### THE EXERCISE
Find each line that has the string "this" and give the total, with nothing else.

═══ RECORDS TO USE ═══

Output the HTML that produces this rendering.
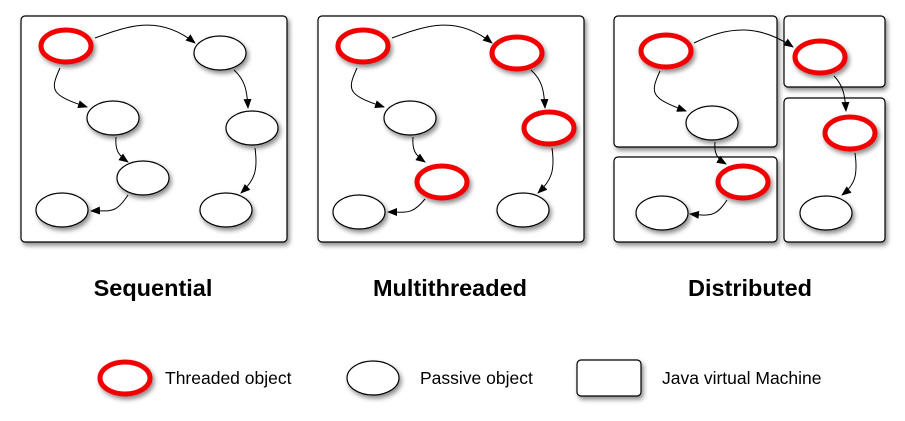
<!DOCTYPE html>
<html><head><meta charset="utf-8"><style>
body{margin:0;background:#fff;}
svg{display:block;font-family:"Liberation Sans",sans-serif;}
</style></head><body>
<svg width="905" height="421" viewBox="0 0 905 421" xmlns="http://www.w3.org/2000/svg">
<defs>
<filter id="sh" x="-20%" y="-20%" width="150%" height="150%"><feDropShadow dx="2" dy="3" stdDeviation="2.5" flood-color="#000" flood-opacity="0.45"/></filter>
<marker id="ar" markerWidth="10" markerHeight="8" refX="9" refY="4" orient="auto" markerUnits="userSpaceOnUse"><path d="M0,0 L10,4 L0,8 z" fill="#000"/></marker>
<g id="p" ><ellipse rx="26" ry="17" fill="#fff" stroke="#000" stroke-width="1.2" filter="url(#sh)"/></g>
<g id="r"><ellipse rx="25" ry="16" fill="#fff" stroke="#f00000" stroke-width="5" filter="url(#sh)"/></g>
</defs>
<g fill="#fff" stroke="#000" stroke-width="1.2" filter="url(#sh)">
<rect x="21" y="16" width="266" height="226" rx="4"/>
<rect x="318" y="16" width="266" height="226" rx="4"/>
<rect x="614" y="16" width="163" height="131" rx="4"/>
<rect x="784" y="16" width="101" height="71" rx="4"/>
<rect x="614" y="157" width="163" height="85" rx="4"/>
<rect x="784" y="98" width="101" height="144" rx="4"/>
<rect x="577" y="360" width="64" height="36" rx="4"/>
</g>
<g fill="none" stroke="#000" stroke-width="1" marker-end="url(#ar)">
<path d="M95,38 C130,25 160,15 195,43"/>
<path d="M60,68 C50,90 50,95 87,107"/>
<path d="M116,137 C115,150 118,155 128,162"/>
<path d="M128,195 C115,215 110,210 91,211"/>
<path d="M234,70 C245,80 247,90 248,108"/>
<path d="M255,148 C258,170 255,180 241,193"/>
<path d="M392,38 C427,25 457,15 492,43"/>
<path d="M357,68 C347,90 347,95 384,107"/>
<path d="M413,137 C412,150 415,155 425,162"/>
<path d="M425,199 C412,215 407,212 388,212"/>
<path d="M531,70 C542,80 544,90 545,108"/>
<path d="M552,148 C555,170 552,180 538,193"/>
<path d="M694,43 C730,25 760,25 793,47"/>
<path d="M660,71 C650,93 650,98 686,111"/>
<path d="M715,142 C714,152 716,158 726,164"/>
<path d="M727,200 C716,217 710,216 690,214"/>
<path d="M834,76 C843,85 845,95 846,111"/>
<path d="M855,153 C858,175 855,185 842,195"/>
</g>
<use href="#r" x="66" y="46"/><use href="#p" x="220" y="53"/><use href="#p" x="113" y="118"/><use href="#p" x="143" y="178"/><use href="#p" x="62" y="210"/><use href="#p" x="252" y="128"/><use href="#p" x="226" y="210"/>
<use href="#r" x="363" y="46"/><use href="#r" x="517" y="53"/><use href="#p" x="410" y="118"/><use href="#r" x="442" y="182"/><use href="#p" x="359" y="212"/><use href="#r" x="549" y="128"/><use href="#p" x="523" y="210"/>
<use href="#r" x="666" y="51"/><use href="#r" x="820" y="57"/><use href="#p" x="712" y="123"/><use href="#r" x="743" y="182"/><use href="#p" x="662" y="213"/><use href="#r" x="850" y="133"/><use href="#p" x="826" y="213"/>
<use href="#r" x="125" y="378"/><use href="#p" x="373" y="378"/>
<g font-weight="bold" font-size="23.5" text-anchor="middle" fill="#000">
<text x="153" y="296">Sequential</text>
<text x="450" y="296">Multithreaded</text>
<text x="750" y="296">Distributed</text>
</g>
<g font-size="17.5" fill="#000">
<text x="165" y="384">Threaded object</text>
<text x="420" y="384">Passive object</text>
<text x="662" y="384">Java virtual Machine</text>
</g>
</svg>
</body></html>
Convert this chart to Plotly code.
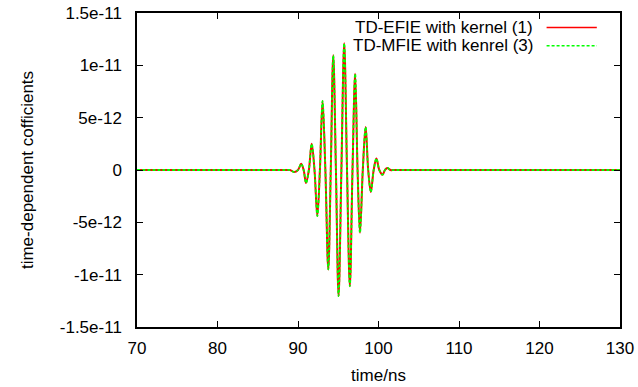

═══

### REPLY TO THE EXERCISE
2